I know Christopher was prolific, writing scores of middle-grade novels based on America's most popular sports. But surely there are limits to his productivity.

The Amazon page for the new book credits Glenn Stout as another writer, the only one who could actually have done the writing. Stout's name also appears on Amazon's pages for other "Matt Christopher Sports Biographies." I recognize him as a commentator on the Red Sox and desk editor of the Best American Sports Writing volumes, and he's written on other subjects. But I sure don't see his name on that book cover.

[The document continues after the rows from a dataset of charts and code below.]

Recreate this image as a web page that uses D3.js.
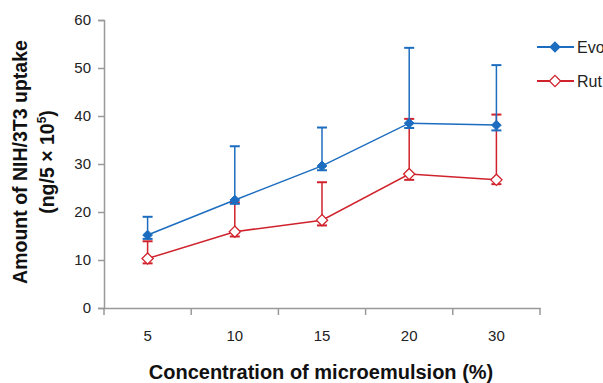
<!DOCTYPE html>
<meta charset="utf-8">
<script src="https://cdn.jsdelivr.net/npm/d3@7"></script>
<style>
body {margin: 0; background: #fff;}
text {font-family: Arial, "Liberation Sans", sans-serif;}
</style>
<div id="vis"></div>
<script>
// data
var categories = ["5", "10", "15", "20", "30"];
var evo = [15.2, 22.5, 29.6, 38.5, 38.1];
var evoUp = [19.0, 33.7, 37.6, 54.2, 50.6];
var evoLow = [14.4, 21.7, 28.7, 37.5, 37.0];
var rut = [10.3, 15.9, 18.3, 27.9, 26.7];
var rutUp = [13.9, 22.0, 26.2, 39.4, 40.3];
var rutLow = [9.3, 14.9, 17.2, 26.7, 25.8];
var yTicks = [0, 10, 20, 30, 40, 50, 60];

var width = 603, height = 383;
var blue = "#1c6dbf", red = "#d0222c";

var svg = d3.select("#vis").append("svg")
    .attr("width", width)
    .attr("height", height);

var x = d3.scaleBand().domain(categories).range([104, 540]);
var y = d3.scaleLinear().domain([0, 60]).range([308, 20]);

// axes
var yAxis = svg.append("g")
    .attr("transform", "translate(104,0)")
    .call(d3.axisLeft(y).tickValues(yTicks).tickSize(6).tickPadding(7));
var xAxis = svg.append("g")
    .attr("transform", "translate(0,308)")
    .call(d3.axisBottom(x).tickSize(0).tickPadding(22));

// band edge ticks on x axis
xAxis.selectAll(".edge")
    .data(categories.map(function(c) { return x(c); }).concat([x.range()[1]]))
    .enter().append("line")
    .attr("x1", function(d) { return d; })
    .attr("x2", function(d) { return d; })
    .attr("y1", 0).attr("y2", 7);

svg.selectAll(".domain, .tick line, .edge, g line").attr("stroke", "#999").attr("stroke-width", 1.5);
svg.selectAll(".tick text").attr("font-size", 15).attr("fill", "#222");

var line = d3.line()
    .x(function(d, i) { return x(categories[i]) + x.bandwidth() / 2; })
    .y(function(d) { return y(d); });

function drawSeries(vals, up, low, color, filled) {
  var g = svg.append("g");
  var cx = function(i) { return x(categories[i]) + x.bandwidth() / 2; };
  // error bars
  vals.forEach(function(v, i) {
    g.append("line").attr("x1", cx(i)).attr("x2", cx(i))
      .attr("y1", y(low[i])).attr("y2", y(up[i]))
      .attr("stroke", color).attr("stroke-width", 1.5);
    [up[i], low[i]].forEach(function(e) {
      g.append("line").attr("x1", cx(i) - 5).attr("x2", cx(i) + 5)
        .attr("y1", y(e)).attr("y2", y(e))
        .attr("stroke", color).attr("stroke-width", 2);
    });
  });
  g.append("path").datum(vals)
    .attr("d", line)
    .attr("fill", "none")
    .attr("stroke", color)
    .attr("stroke-width", 1.5);
  g.selectAll(".m").data(vals).enter().append("path")
    .attr("d", d3.symbol().type(d3.symbolDiamond2).size(filled ? 60 : 80))
    .attr("transform", function(d, i) { return "translate(" + cx(i) + "," + y(d) + ")"; })
    .attr("fill", filled ? color : "#fff")
    .attr("stroke", color)
    .attr("stroke-width", filled ? 1 : 1.3);
}

drawSeries(rut, rutUp, rutLow, red, false);
drawSeries(evo, evoUp, evoLow, blue, true);

// legend
var legend = [{name: "Evo", color: blue, filled: true}, {name: "Rut", color: red, filled: false}];
legend.forEach(function(l, i) {
  var ly = 47 + i * 34;
  svg.append("line").attr("x1", 537).attr("x2", 574).attr("y1", ly).attr("y2", ly)
    .attr("stroke", l.color).attr("stroke-width", 1.8);
  svg.append("path")
    .attr("d", d3.symbol().type(d3.symbolDiamond2).size(l.filled ? 60 : 80))
    .attr("transform", "translate(555," + ly + ")")
    .attr("fill", l.filled ? l.color : "#fff")
    .attr("stroke", l.color).attr("stroke-width", 1.3);
  svg.append("text").attr("x", 577).attr("y", ly + 6)
    .attr("font-size", 16).attr("fill", "#222").text(l.name);
});

// axis titles
svg.append("text")
  .attr("x", 321).attr("y", 379)
  .attr("text-anchor", "middle")
  .attr("font-size", 20).attr("font-weight", "bold").attr("fill", "#111")
  .text("Concentration of microemulsion (%)");

var yt = svg.append("text")
  .attr("transform", "translate(27,162) rotate(-90)")
  .attr("text-anchor", "middle")
  .attr("font-size", 19.5).attr("font-weight", "bold").attr("fill", "#111");
yt.append("tspan").attr("x", 0).attr("dy", 0).text("Amount of NIH/3T3 uptake");
yt.append("tspan").attr("x", 0).attr("dy", 27).text("(ng/5 \u00d7 10");
yt.append("tspan").attr("dy", -8).attr("font-size", 12).text("5");
yt.append("tspan").attr("dy", 8).text(")");
</script>
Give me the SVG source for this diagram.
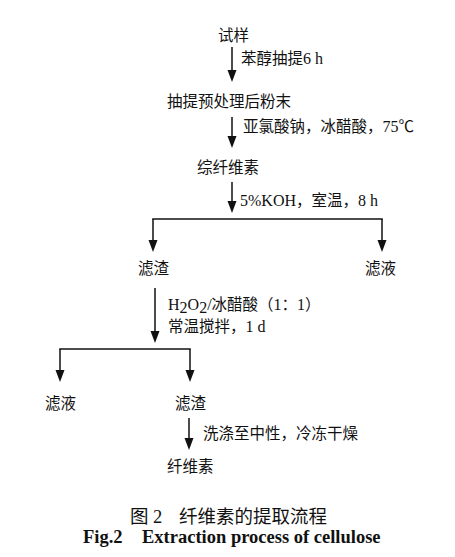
<svg xmlns="http://www.w3.org/2000/svg" width="455" height="557" viewBox="0 0 455 557">
<style>
.t{font-family:"Liberation Serif","Noto Sans CJK SC",serif;font-size:15.5px;fill:#111}
.l{font-family:"Liberation Serif","Noto Sans CJK SC",serif;font-size:16px}
.c{font-family:"Noto Sans CJK SC",sans-serif;font-size:18.5px;fill:#111}
.e{font-family:"Liberation Serif",serif;font-size:18.5px;font-weight:bold;fill:#111}
.n{font-family:"Liberation Serif",serif;font-size:18.5px;fill:#111}
.w{fill:none;stroke:#111;stroke-width:1.5}
</style>
<defs>
<marker id="ah" markerUnits="userSpaceOnUse" markerWidth="16" markerHeight="12" viewBox="-14 -6 16 12" refX="-3" refY="0" orient="auto">
<path d="M0,0 L-12,-4.5 L-12,4.5 z" fill="#111"/>
</marker>
</defs>
<rect width="455" height="557" fill="#fff"/>
<g id="connectors">
<line class="w" x1="232" y1="47" x2="232" y2="79" marker-end="url(#ah)"/>
<line class="w" x1="232" y1="117" x2="232" y2="145" marker-end="url(#ah)"/>
<line class="w" x1="232" y1="182" x2="232" y2="210" marker-end="url(#ah)"/>
<line class="w" x1="152.25" y1="219" x2="382.75" y2="219"/>
<line class="w" x1="153" y1="219" x2="153" y2="249" marker-end="url(#ah)"/>
<line class="w" x1="382" y1="219" x2="382" y2="249" marker-end="url(#ah)"/>
<line class="w" x1="155" y1="288" x2="155" y2="340" marker-end="url(#ah)"/>
<line class="w" x1="59.25" y1="349" x2="190.75" y2="349"/>
<line class="w" x1="60" y1="349" x2="60" y2="379" marker-end="url(#ah)"/>
<line class="w" x1="190" y1="349" x2="190" y2="379" marker-end="url(#ah)"/>
<line class="w" x1="189" y1="418" x2="189" y2="447" marker-end="url(#ah)"/>
</g>
<g id="n-sample"><text class="t" x="218" y="41">试样</text></g>
<g id="e-1"><text class="t" x="241" y="64">苯醇抽提<tspan class="l">6 h</tspan></text></g>
<g id="n-powder"><text class="t" x="167" y="107">抽提预处理后粉末</text></g>
<g id="e-2"><text class="t" x="243" y="132">亚氯酸钠，冰醋酸，<tspan class="l">75</tspan>℃</text></g>
<g id="n-holo"><text class="t" x="197" y="173">综纤维素</text></g>
<g id="e-3"><text class="t" x="240" y="206"><tspan class="l">5%KOH</tspan>，室温，<tspan class="l">8 h</tspan></text></g>
<g id="n-residue1"><text class="t" x="138" y="274">滤渣</text></g>
<g id="n-filtrate1"><text class="t" x="365" y="274">滤液</text></g>
<g id="e-4">
<text class="t" x="168" y="310"><tspan class="l">H</tspan><tspan class="l" font-size="10" dy="3">2</tspan><tspan class="l" dy="-3">O</tspan><tspan class="l" font-size="10" dy="3">2</tspan><tspan class="l" dy="-3">/</tspan>冰醋酸（<tspan class="l">1</tspan>：<tspan class="l">1</tspan>）</text>
<text class="t" x="168" y="332">常温搅拌，<tspan class="l">1 d</tspan></text>
</g>
<g id="n-filtrate2"><text class="t" x="45" y="409">滤液</text></g>
<g id="n-residue2"><text class="t" x="175" y="409">滤渣</text></g>
<g id="e-5"><text class="t" x="203" y="439">洗涤至中性，冷冻干燥</text></g>
<g id="n-cellulose"><text class="t" x="167" y="472">纤维素</text></g>
<g id="caption">
<text class="c" x="130" y="523">图</text>
<text class="n" x="153" y="523">2</text>
<text class="c" x="179" y="523">纤维素的提取流程</text>
<text class="e" x="83" y="543">Fig.2</text>
<text class="e" x="142" y="543">Extraction process of cellulose</text>
</g>
</svg>
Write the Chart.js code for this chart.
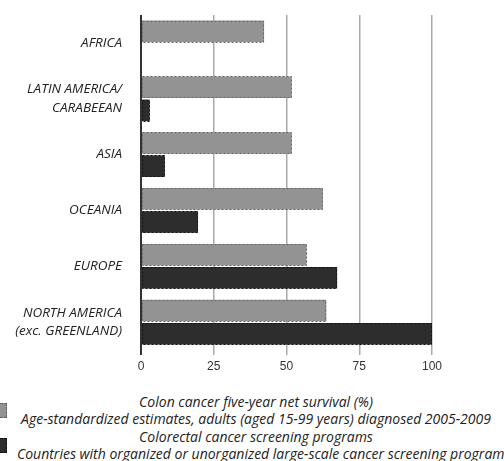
<!DOCTYPE html>
<html lang="en">
<head>
<meta charset="UTF-8" />
<title>Colon cancer survival and screening</title>
<script src="https://cdn.jsdelivr.net/npm/chart.js"></script>
<style>
  html, body { margin: 0; padding: 0; background: #fff; overflow: hidden; }
  #wrap { position: relative; width: 504px; height: 461px; overflow: hidden; }
  #myChart { position: absolute; left: 0; top: 0; }
  .legline {
    position: absolute; left: 0; width: 512px; text-align: center; white-space: nowrap;
    font: italic 14px "Open Sans", "Lato", sans-serif; color: #222; line-height: 17px;
  }
  .mark { position: absolute; left: -8px; width: 15px; height: 15px; }
</style>
</head>
<body>
<div id="wrap">
  <canvas id="myChart" width="504" height="380"></canvas>
  <div class="mark" style="top:403px;background:#939393;border:1px dashed #666;box-sizing:border-box"></div>
  <div class="mark" style="top:438px;background:#2d2d2d;border:1px dashed #111;box-sizing:border-box"></div>
  <div class="legline" id="leg1" style="top:393px"></div>
  <div class="legline" id="leg2" style="top:410px"></div>
  <div class="legline" id="leg3" style="top:428px"></div>
  <div class="legline" id="leg4" style="top:445px;text-align:left;left:17px"></div>
</div>
<script>
  const regions = [
    "AFRICA",
    ["LATIN AMERICA/", "CARABEEAN"],
    "ASIA",
    "OCEANIA",
    "EUROPE",
    ["NORTH AMERICA", "(exc. GREENLAND)"],
  ];
  const survival = [42.3, 51.8, 51.8, 62.5, 56.9, 63.7];
  const screening = [null, 3, 8.2, 19.6, 67.4, 100];
  const xTicks = [0, 25, 50, 75, 100];

  const survivalTitle = "Colon cancer five-year net survival (%)";
  const survivalNote = "Age-standardized estimates, adults (aged 15-99 years) diagnosed 2005-2009";
  const screeningTitle = "Colorectal cancer screening programs";
  const screeningNote = "Countries with organized or unorganized large-scale cancer screening programs";

  document.getElementById("leg1").textContent = survivalTitle;
  document.getElementById("leg2").textContent = survivalNote;
  document.getElementById("leg3").textContent = screeningTitle;
  document.getElementById("leg4").textContent = screeningNote;

  // dashed outline round every bar, like the original
  const dashedBorders = {
    id: "dashedBorders",
    afterDatasetsDraw(chart) {
      const ctx = chart.ctx;
      const strokes = ["#666", "#111"];
      chart.data.datasets.forEach((ds, i) => {
        const meta = chart.getDatasetMeta(i);
        meta.data.forEach((bar, j) => {
          if (ds.data[j] == null) return;
          const { x, y, base, height } = bar.getProps(["x", "y", "base", "height"], true);
          ctx.save();
          ctx.strokeStyle = strokes[i];
          ctx.lineWidth = 1;
          ctx.setLineDash([2, 2]);
          ctx.strokeRect(Math.round(base) + 0.5, Math.round(y - height / 2) + 0.5,
            Math.round(x - base) - 1, Math.round(height) - 1);
          ctx.restore();
        });
      });
    },
  };

  const ctx = document.getElementById("myChart").getContext("2d");
  new Chart(ctx, {
    type: "bar",
    data: {
      labels: regions,
      datasets: [
        { label: survivalTitle, data: survival, backgroundColor: "#939393", borderWidth: 0 },
        { label: screeningTitle, data: screening, backgroundColor: "#2d2d2d", borderWidth: 0 },
      ],
    },
    options: {
      indexAxis: "y",
      responsive: false,
      animation: false,
      categoryPercentage: 0.83,
      barPercentage: 0.93,
      layout: { padding: { top: 15, right: 72, left: 0, bottom: 0 } },
      plugins: { legend: { display: false }, tooltip: { enabled: false } },
      scales: {
        x: {
          min: 0,
          max: 100,
          afterBuildTicks: (s) => { s.ticks = xTicks.map((v) => ({ value: v })); },
          afterFit: (s) => { s.height = 30; s.paddingLeft = 0; s.paddingRight = 0; },
          border: { display: false },
          grid: {
            color: (c) => (c.tick && c.tick.value === 0 ? "#333" : "#aaa"),
            lineWidth: (c) => (c.tick && c.tick.value === 0 ? 2 : 1.5),
            tickLength: 5,
          },
          ticks: {
            color: "#333",
            padding: 4,
            font: { family: "'Liberation Sans', Arial, sans-serif", size: 12 },
          },
        },
        y: {
          afterFit: (s) => { s.width = 141; s.paddingTop = 0; s.paddingBottom = 0; },
          border: { display: false },
          grid: { display: false, drawTicks: false, tickLength: 0 },
          ticks: {
            color: "#222",
            padding: 19,
            font: { family: "'Open Sans', Lato, sans-serif", size: 13.5, style: "italic", lineHeight: 1.35 },
          },
        },
      },
    },
    plugins: [dashedBorders],
  });
</script>
</body>
</html>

(Ironically, I started on my path through these Christopher websites after receiving a message about Skullduggery Pleasant, which only pretends to be a story by a dead man.)

3 comments:

Anonymous said...

That is downright odd...and very interesting. Talk about a long shelf life...

J. L. Bell said...

Yes, I think it shows how we've come to expect our books to be connected to an individual author when that's rarely a concern with other products we buy. But when authors become brands, the value of their names can far outlive them. Of course, people have been attributing stories to popular but dead authors since Homer.

david elzey said...

The author-as-brand thing isn't new, just a natural extention of the syndicate pseudonym (Caroline Keene for Nancy Drew, Franklin W. Dixon for Hardy Boys, Ellery Queen for, uh, a couple guys who wrote about and as Ellery Queen) so I don't think this is really all that shocking.

And since Matt Christopher books are sports related, and anything sports is bound to attract boys, and since the prevailing attitude about boys and books is "As long as they're reading..." I guess we should just let the fiction stand.